- Kategori
- Siyaset
Amerika'nın demokrasi anlayışı
Yahudi-Hristiyan karışımı bir inanca sahip olan Mormonlar 1846 yılında ABD’nin Utah eyaletine yerleşmiş, Salt Lake City’i kurmuşlardı. Ancak, bir süre sonra kendisini Musa’nın Halifesi ilan eden Utah valisi Brigham Young, Musa şeriatını uygulamaya koyup çok eşliliğin serbest bırakıldığını ilan eder (1852).
Vali bir adım daha atıp özerk bir şeriat devleti kurma yolunda hazırlıklara başlayınca ABD’de yer yerinden oynar. Mormonların “dinsel özgürlük kısıtlanamaz, çok eşliliğe özgürlük, dinimizi özgürce yaşamak istiyoruz, yasaklar kalksın, demokratik açılım” haykırışlarını kimse yutmadı. Çünkü ABD yönetimi çok eşliliğin Tevrat’ta yazdığını ve Allahın emri olduğunu iddia eden Mormonların özgürlük kavramını dejenere ederek gerici ve çağdışı bir devlet düzeni kurmakta olduğunu fark etmişti.
1857de ABD başkanı James Buchanan’ın emriyle Federal Ordu birlikleri harekete geçer. Mormon militanları ile ABD ordusu arasında günlerce süren kanlı çatışmalar yaşanır. 150 militan, asker, kadın, çoluk çocuk öldürülür. Sonunda Amerikan birlikleri Mormonları bozguna uğratarak Utah eyaletinde denetimi sağlar. Vali görevden alınır. Amerikan Yüksek Mahkemesi çok eşliliğin ahlak dışı yüz kızartıcı bir suç olduğunu kabul eder. 200 Mormon hapse atılır.

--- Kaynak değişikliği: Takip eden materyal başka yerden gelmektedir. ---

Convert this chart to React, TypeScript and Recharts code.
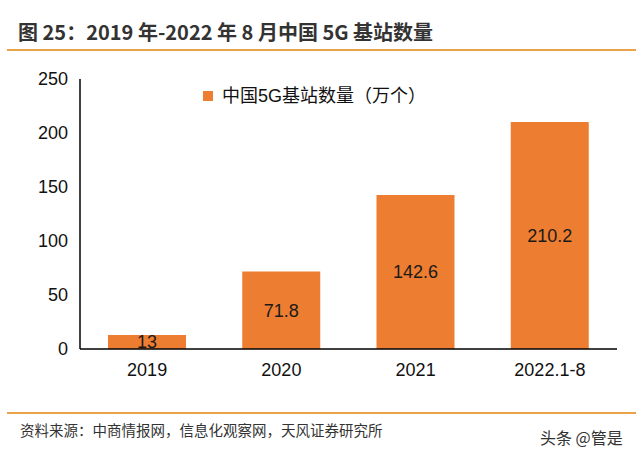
import { BarChart, Bar, XAxis, YAxis, LabelList } from 'recharts';

const years = ['2019', '2020', '2021', '2022.1-8'];
const stations = [13, 71.8, 142.6, 210.2];
const yTicks = [0, 50, 100, 150, 200, 250];
const seriesName = '中国5G基站数量（万个）';

const data = years.map((year, i) => ({ year, value: stations[i] }));

const FONT = '"Liberation Sans", Arial, "Noto Sans CJK SC", sans-serif';
const CJK = '"Noto Sans CJK SC", sans-serif';
const ORANGE = '#ED7D31';

export default function App() {
  return (
    <div style={{ position: 'absolute', left: 0, top: 0, width: 640, height: 459, background: '#fff', fontFamily: FONT, overflow: 'hidden' }}>
      <div style={{ position: 'absolute', left: 18, top: 19, fontSize: 20, fontWeight: 'bold', color: '#333', fontFamily: CJK, lineHeight: '26px', whiteSpace: 'nowrap' }}>
        图 25：2019 年-2022 年 8 月中国 5G 基站数量
      </div>
      <div style={{ position: 'absolute', left: 7, top: 49, width: 629, height: 2, background: '#E9A34A' }} />

      <div style={{ position: 'absolute', left: 0, top: 0 }}>
        <BarChart width={640} height={459} data={data} margin={{ top: 79, right: 23, bottom: 80, left: 30 }}>
          <XAxis
            dataKey="year"
            height={30}
            tickLine={false}
            axisLine={{ stroke: '#000', strokeWidth: 1.5 }}
            tick={{ fill: '#111', fontSize: 18, fontFamily: FONT }}
            tickMargin={8}
          />
          <YAxis
            width={50}
            domain={[0, 250]}
            ticks={yTicks}
            tickLine={false}
            axisLine={{ stroke: '#000', strokeWidth: 1.5 }}
            tick={{ fill: '#111', fontSize: 18, fontFamily: FONT }}
            tickMargin={6}
            interval={0}
          />
          <Bar dataKey="value" name={seriesName} fill={ORANGE} barSize={78} isAnimationActive={false}>
            <LabelList dataKey="value" position="center" fill="#1a1a1a" fontSize={18} fontFamily={FONT} />
          </Bar>
        </BarChart>
      </div>

      <div style={{ position: 'absolute', left: 203, top: 85, display: 'flex', alignItems: 'center', whiteSpace: 'nowrap' }}>
        <div style={{ width: 10, height: 10, background: ORANGE, marginRight: 9 }} />
        <span style={{ fontSize: 18, color: '#111', fontFamily: FONT, lineHeight: '22px' }}>{seriesName}</span>
      </div>

      <div style={{ position: 'absolute', left: 7, top: 412, width: 629, height: 2, background: '#E9A34A' }} />
      <div style={{ position: 'absolute', left: 20, top: 419, fontSize: 14.5, color: '#333', fontFamily: CJK, lineHeight: '22px', whiteSpace: 'nowrap' }}>
        资料来源：中商情报网，信息化观察网，天风证券研究所
      </div>
      <div style={{ position: 'absolute', left: 540, top: 426, fontSize: 16, color: '#333', fontFamily: CJK, lineHeight: '22px', whiteSpace: 'nowrap' }}>
        头条 @管是
      </div>
    </div>
  );
}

Soruşturmalar yıllarca sürer ve çok kadınla evlenmek Utah eyaletinde ancak 1890da yasaklanabilir.
Benzer bir girişimin en son örneği 28 Şubat 1993te Teksas eyaletinde yaşandı. 51 gün süren bir kuşatmadan sonra FBI ajanları ve ABD ordusunun özel timleri zırhlı araç, tank ve topçu desteğinde, gaz bombaları atarak Teksas Waco'da bulunan Davidyen Tarikatının merkezine karşı saldırıya geçti. Musa şeriatına göre yaşamayı, ensest ilişkileri ve küçük kızlarla evliliği savunan örgütün lideri David Koresh ile birlikte 21 çocuk, 2 hamile kadın olmak üzere toplam 76 kişi öldürüldü. Bu ABD tarihine “Waco Kuşatması” veya “Waco Katliamı” olarak geçti. 12 kişi kurtulabildi. Kurtulanlar hapse atıldı, mahkemeleri yıllarca sürdü.
Amerikan hükümeti , mazlum ülke halklarının uyanışını engellemek için o ülkelerdeki en gerici unsurlara arka çıktığı halde, kendi ülkesinde asla böyle durumlara izin vermez. ABD her çeşit dinsel ve etnik teröre örtülü destek vermesine rağmen kendi ulusal güvenliğin tehdit altında olduğu durumlarda kimsenin gözünün yaşına bakmaz, düzene aykırı olduğu saptanan dinsel ve siyasal girişimlere en ufak bir hoşgörü göstermez.
Çünkü Amerikalı siyasetçiler çok iyi bilir ki ABD için "demokrasi, özgürlük, eşitlik, kardeşlik" gibi kavramlardan çok daha değerli, yaşamsal kavramlar ve ilkeler vardır: Bunlar ülke bütünlüğü, Amerikan ulusunun varolması, sınırların korunması, Amerikan Federal Yasaları gibi kavramlardır. Gerisi ABD için teferruattır !
İmdi, ABD dahil dünyanın her yerinde demokrasi bu şekilde "uygulanır". Hiç bir ülke kendi ulusal güvenliği için tehdit unsuru oluşturacak ögeleri, virüsleri desteklemez, beslemez, kendi içinde barındırmaz, onlara yılışık yılışık yaltaklanmaz. Demokrasinin yaşaması için parazitlerin ve bakterilerin yok edilmesi, yok edilemese bile etkisiz hale getirilmesi gerekir. Oysa biz ne kadar pişkin, pardon yani hoşgörülü ve demokratik bir toplumuz değil mi?
PS: Tabi bu arada ABD'nin yeni Başkan adayı Mitt Romney'in Mormon olduğunu belirterek, Amerikan demokrasisinin nerden nereye geldiğini de görmüş olalım.